Spätestens seit 1998 waren die Olympischen Winterspiele für Viletta ein Bubentraum. Er erzählt, wie er damals als Zwölfjähriger die Spiele in Nagano vor dem Fernseher verfolgt und die Erfolge des Österreichers Hermann Maier bewundert hat. Seit 2001 nimmt der Wintersportler an FIS-Rennen teil. Er steigert sich immer mehr und qualifiziert sich 2010 zum ersten Mal für die Olympischen Winterspiele in Vancouver. «Das ist im Skisport vielleicht ein Vorteil gegenüber anderen Sportarten. Obwohl die Olympischen Spiele und eine Weltmeisterschaft etwas vom Grössten sind, ist jedes einzelne Weltcuprennen wichtig und hat einen grossen Stellenwert. Also trainierst du immer so, dass du deine Bestleistung abrufen kannst, und fokussierst dich nicht auf einen Event.»

Das nimmt im Vorfeld Druck von Viletta. Bei der Teilnahme 2010 ist er 24 Jahre alt. «Wir hatten damals ein enorm starkes Team. Silvan Zurbriggen, Carlo Janka, Didier Cuche, Didier Défago. Aber ich wusste, dass im Riesenslalom für mich etwas drin liegt.»

Die Ergebnisse sind okay. Rang 14 in der Superkombination, Rang 15 im Riesenslalom. Der grosse Vorteil ist: «Ich wusste danach, was auf mich zukommt.» Der Olympionike gewöhnt sich daran. An den Spielen braucht alles mehr Zeit.

In Vancouver lässt Viletta auch zu, dass er von einem Medienteam begleitet wird. Auch in Momenten, wo er lieber alleine wäre, um sich auf den Wettkampf zu fokussieren. All diese Dinge, die seine Konzentration stören, kann er in Sotschi verhindern. Und er geniesst in Vancouver das olympische Dorf. «Bei Weltcups triffst du im Hotel immer jemanden, den du kennst. Verwandte von befreundeten Athleten zum Beispiel. Im olympischen Dorf bist du abgeschottet. Gerade diese Ruhe hilft mir, um mich besser fokussieren zu können.» All die Erfahrungen, die Viletta in Vancouver macht, bringen ihn in Sotschi näher an die Medaille.

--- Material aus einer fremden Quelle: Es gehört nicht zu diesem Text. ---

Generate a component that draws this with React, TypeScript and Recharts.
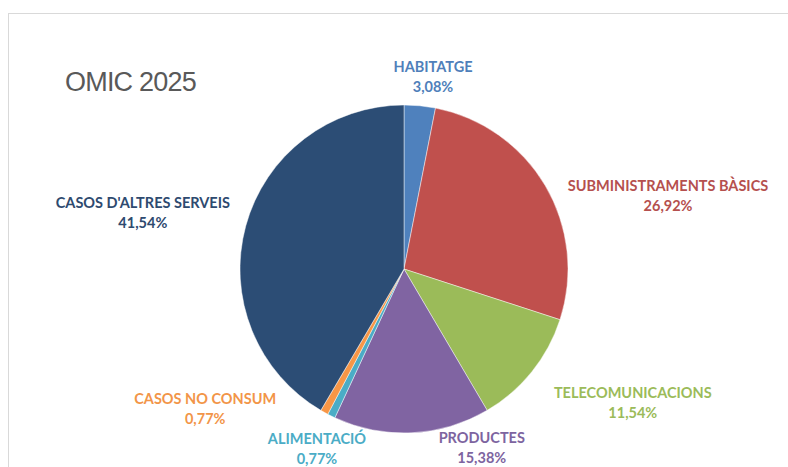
import { Cell, Pie, PieChart } from "recharts";

// OMIC 2025 — casos per àmbit (total 130)
const categories = [
  "HABITATGE",
  "SUBMINISTRAMENTS BÀSICS",
  "TELECOMUNICACIONS",
  "PRODUCTES",
  "ALIMENTACIÓ",
  "CASOS NO CONSUM",
  "CASOS D'ALTRES SERVEIS",
];
const casos = [4, 35, 15, 20, 1, 1, 54];
const percentLabels = ["3,08%", "26,92%", "11,54%", "15,38%", "0,77%", "0,77%", "41,54%"];

const sliceColors = ["#4F81BD", "#C0504D", "#9BBB59", "#8064A2", "#4BACC6", "#F79646", "#2C4D75"];
const textColors = ["#4F7FBA", "#B5504E", "#9BBB59", "#7D64A0", "#4BACC6", "#F29548", "#2E4A6F"];

// label placement (angle from 12 o'clock, distance from centre), like Excel's best fit
const labelPlace: [number, number][] = [
  [8.6, 194],
  [74.5, 274],
  [120.3, 265],
  [156.5, 195],
  [205.8, 200],
  [234.9, 243],
  [282, 267],
];

const chartData = categories.map((name, i) => ({
  name,
  value: casos[i],
  pct: percentLabels[i],
}));

const FONT = "Lato, 'Open Sans', sans-serif";

function renderLabel(props: any) {
  const { cx, cy, index } = props;
  const [ang, dist] = labelPlace[index];
  const rad = (ang * Math.PI) / 180;
  const x = cx + dist * Math.sin(rad);
  const y = cy - dist * Math.cos(rad);
  return (
    <text
      x={x}
      y={y}
      textAnchor="middle"
      fill={textColors[index]}
      fontFamily={FONT}
      fontWeight={700}
      fontSize={14.5}
    >
      <tspan x={x} dy={-5}>
        {chartData[index].name}
      </tspan>
      <tspan x={x} dy={20}>
        {chartData[index].pct}
      </tspan>
    </text>
  );
}

export default function App() {
  return (
    <div
      style={{
        position: "absolute",
        left: 0,
        top: 0,
        width: 788,
        height: 467,
        background: "#fff",
        overflow: "hidden",
      }}
    >
      <div
        style={{
          position: "absolute",
          left: 8,
          top: 13,
          width: 800,
          height: 470,
          border: "1px solid #d9d9d9",
        }}
      />
      <div
        style={{
          position: "absolute",
          left: 65,
          top: 67,
          fontFamily: "'Liberation Sans', Arial, sans-serif",
          fontSize: 27,
          color: "#595959",
          letterSpacing: -0.8,
          lineHeight: "30px",
        }}
      >
        OMIC 2025
      </div>
      <div style={{ position: "absolute", left: 0, top: 0 }}>
        <PieChart width={788} height={467} margin={{ top: 0, right: 0, bottom: 0, left: 0 }}>
          <Pie
            data={chartData}
            dataKey="value"
            nameKey="name"
            cx={404}
            cy={269}
            outerRadius={164}
            startAngle={90}
            endAngle={-270}
            stroke="rgba(255,255,255,0.45)"
            strokeWidth={1}
            label={renderLabel}
            labelLine={false}
            isAnimationActive={false}
          >
            {chartData.map((d, i) => (
              <Cell key={d.name} fill={sliceColors[i]} />
            ))}
          </Pie>
        </PieChart>
      </div>
    </div>
  );
}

Gänsehaut bei Schweizer Hymne

Was dem Sportler ebenfalls in Erinnerung geblieben ist: Die Spiele in Vancouver haben eine viel schönere Atmosphäre gehabt. «Man hat gespürt, dass das ganze Land in Euphorie war. Von diversen Filmen hatte ich noch die Olympischen Spiele in Calgary im Hinterkopf. Vancouver, das war genau so, wie ich mir Olympia vorgestellt habe.»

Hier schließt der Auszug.